Por Igor Oliveira, consultor empresarial
No Brasil dos últimos anos, uma memória que seguidamente reaparece é a do filme Comédia do Poder. A produção de 2006 conta a história de uma juíza que, ao investigar um esquema massivo de corrupção, atinge pessoas cada vez mais poderosas na sociedade francesa. Aos poucos, a juíza vai percebendo que, quanto mais ela avança, mais poder acumula. O poder torna-se uma motivação para ir ainda mais a fundo, o que leva a personagem a questionamentos existenciais.
Em 2017, escrevi uma série de artigos sobre a corrupção na JBS. Entre outras coisas, me surpreendi com o acordo de leniência firmado entre a holding dos irmãos Batista (J&F) e o MPF-DF. Além de ter ficado barato para a empresa, o acordo, parcelado em 25 anos, previa que metade do dinheiro fosse destinado a dois fundos de pensão, Funcef e Petros, acionistas da JBS.
A Lei Anticorrupção, de 2013, diz que esse tipo de multa deve ser “preferencialmente destinado a órgãos ou entidades públicas lesadas”. Permite, portanto, alguma discricionariedade aos procuradores e juízes para determinar o destino do dinheiro.
Entretanto, destinar metade do dinheiro a instituições de previdência que representam apenas uma parcela dos acionistas da JBS é um absurdo. Fica evidente a confusão na cabeça dos agentes da Justiça: por serem Funcef e Petros fundos de pensão dos funcionários de empresas originalmente estatais, o acordo atribuiu a eles um caráter público quando, na verdade, são instituições privadas.

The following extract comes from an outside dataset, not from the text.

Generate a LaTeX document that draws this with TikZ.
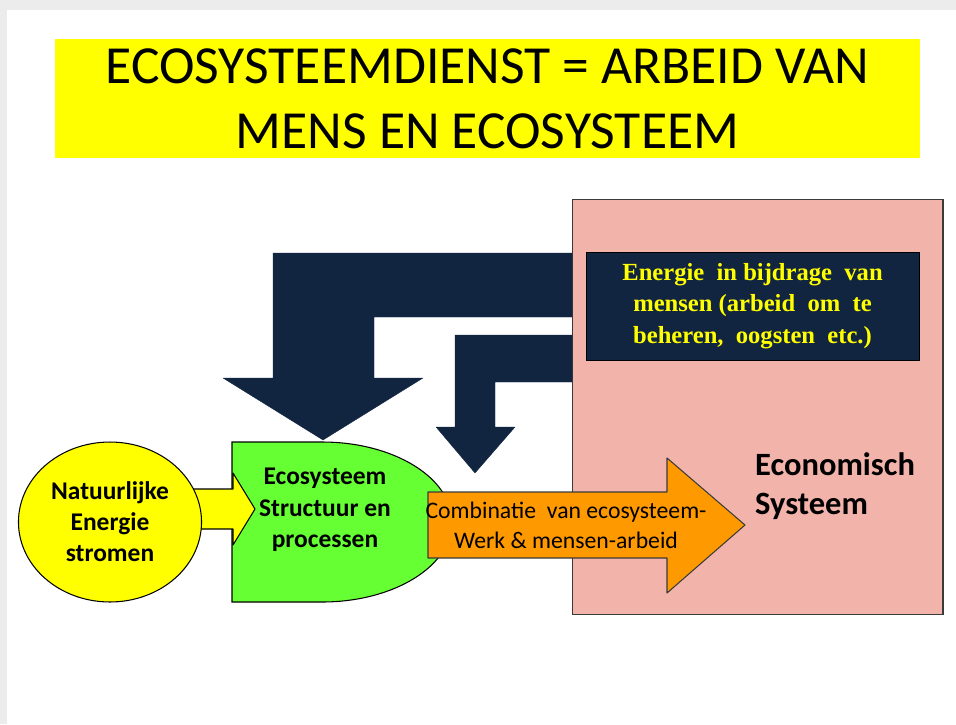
\documentclass[tikz,border=0pt]{standalone}
\usepackage{fontspec}
\setmainfont{Carlito}
\newfontfamily\serifletter{Liberation Serif}
\usepackage{tkz-euclide}
\usetikzlibrary{shapes.geometric}

\definecolor{marine}{HTML}{122540}
\definecolor{roze}{HTML}{F2B3AA}
\definecolor{geel}{HTML}{FFFF00}
\definecolor{groen}{HTML}{66FF33}
\definecolor{oranje}{HTML}{FF9900}
\definecolor{randgrijs}{HTML}{ECECEC}
\definecolor{rand}{HTML}{3A3A3A}

\begin{document}
\begin{tikzpicture}[x=0.02cm,y=-0.02cm]
        % Vaste grootte van het plaatje
        \useasboundingbox (0,0) rectangle (956,724);
        \fill[randgrijs] (0,0) rectangle (956,724);
        \fill[white] (7,10) rectangle (956,724);

        % Titel in de gele balk
        \node[fill=geel, minimum width=17.3cm, minimum height=2.38cm, align=center,
              font=\fontsize{30.5}{37}\selectfont] (titel) at (487.5,98.5)
              {ECOSYSTEEMDIENST = ARBEID VAN\\MENS EN ECOSYSTEEM};

        % Roze vak van het economisch systeem
        \node[draw=rand, line width=0.6pt, fill=roze, minimum width=7.42cm,
              minimum height=8.32cm] (economie) at (757.5,407) {};

        % Definieer de punten van de grote donkere pijl
        \tkzDefPoints{
            572/253/G1, 273/253/G2, 273/378/G3, 223/378/G4, 323/440/G5,
            423/378/G6, 374/378/G7, 374/317/G8, 572/317/G9%
        }
        % Definieer de punten van de kleine donkere pijl
        \tkzDefPoints{
            572/335/K1, 455/335/K2, 455/427/K3, 436/427/K4, 475/473/K5,
            515/427/K6, 495/427/K7, 495/382/K8, 572/382/K9%
        }
        % Teken beide donkere pijlen
        \tkzDrawPolygon[draw=marine, fill=marine](G1,G2,G3,G4,G5,G6,G7,G8,G9)
        \tkzDrawPolygon[draw=marine, fill=marine](K1,K2,K3,K4,K5,K6,K7,K8,K9)

        % Groene vorm van het ecosysteem
        \draw[fill=groen, line width=0.6pt] (232,442) -- (322,442)
              .. controls (394,442) and (452,478) .. (452,522)
              .. controls (452,566) and (394,602) .. (322,602) -- (232,602) -- cycle;
        \node[align=center, font=\bfseries\fontsize{14.5}{18}\selectfont] (eco) at (325,510)
              {Ecosysteem\\Structuur en\\processen};

        % Gele pijl van de natuurlijke stromen
        \tkzDefPoints{
            190/489/Y1, 233/489/Y2, 233/473/Y3, 255/509/Y4,
            233/545/Y5, 233/529/Y6, 190/529/Y7%
        }
        \tkzDrawPolygon[draw=black, line width=0.6pt, fill=geel](Y1,Y2,Y3,Y4,Y5,Y6,Y7)

        % Gele cirkel
        \node[ellipse, draw, line width=0.6pt, fill=geel, minimum width=3.36cm,
              minimum height=3.2cm, align=center,
              font=\bfseries\fontsize{14.5}{17.6}\selectfont] (natuur) at (110,522)
              {Natuurlijke\\Energie\\stromen};

        % Oranje pijl naar het economisch systeem
        \tkzDefPoints{
            428/492/O1, 667/492/O2, 667/458/O3, 745/525/O4,
            667/593/O5, 667/558/O6, 428/558/O7%
        }
        \tkzDrawPolygon[draw=rand, line width=0.6pt, fill=oranje](O1,O2,O3,O4,O5,O6,O7)
        \node[align=center, font=\fontsize{13.5}{17}\selectfont] (combi) at (566,525)
              {Combinatie\ \ van ecosysteem-\\Werk \& mensen-arbeid};

        % Donker vak met de bijdrage van mensen
        \node[draw=black, fill=marine, minimum width=6.66cm, minimum height=2.16cm,
              text=geel, align=center,
              font=\serifletter\bfseries\fontsize{14}{18}\selectfont] (mensen) at (752.5,306)
              {Energie\ \ in bijdrage\ \ van\\mensen (arbeid\ \ om\ \ te\\beheren,\ \ oogsten\ \ etc.)};

        % Label van het economisch systeem
        \node[anchor=west, align=left, font=\bfseries\fontsize{18.5}{22}\selectfont] (econ)
              at (749,486) {Economisch\\Systeem};
    \end{tikzpicture}
\end{document}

E, pior, a homologação desse acordo criou um privilégio ao dar a esses grandes acionistas um status que não foi reconhecido aos pequenos.
A confusão entre público e privado também foi visível na tentativa, por parte de membros da Operação Lava-Jato, de constituir uma fundação privada para gerenciar dinheiro público oriundo de multas da Petrobras. Trata-se de uma versão judicial do velho patrimonialismo brasileiro.
Outro que frequentemente sofre com a Comédia do Poder é Sergio Moro. O fato de ter aceitado ser ministro após condenar alguns dos grandes adversários políticos do presidente eleito já é um paralelo perfeito com o filme. Seu pacote anticrime leva o enredo de Claude Chabrol a desdobramentos impensáveis na realidade francesa, porém plenamente possíveis no Brasil de 2019. Não deixe de assistir.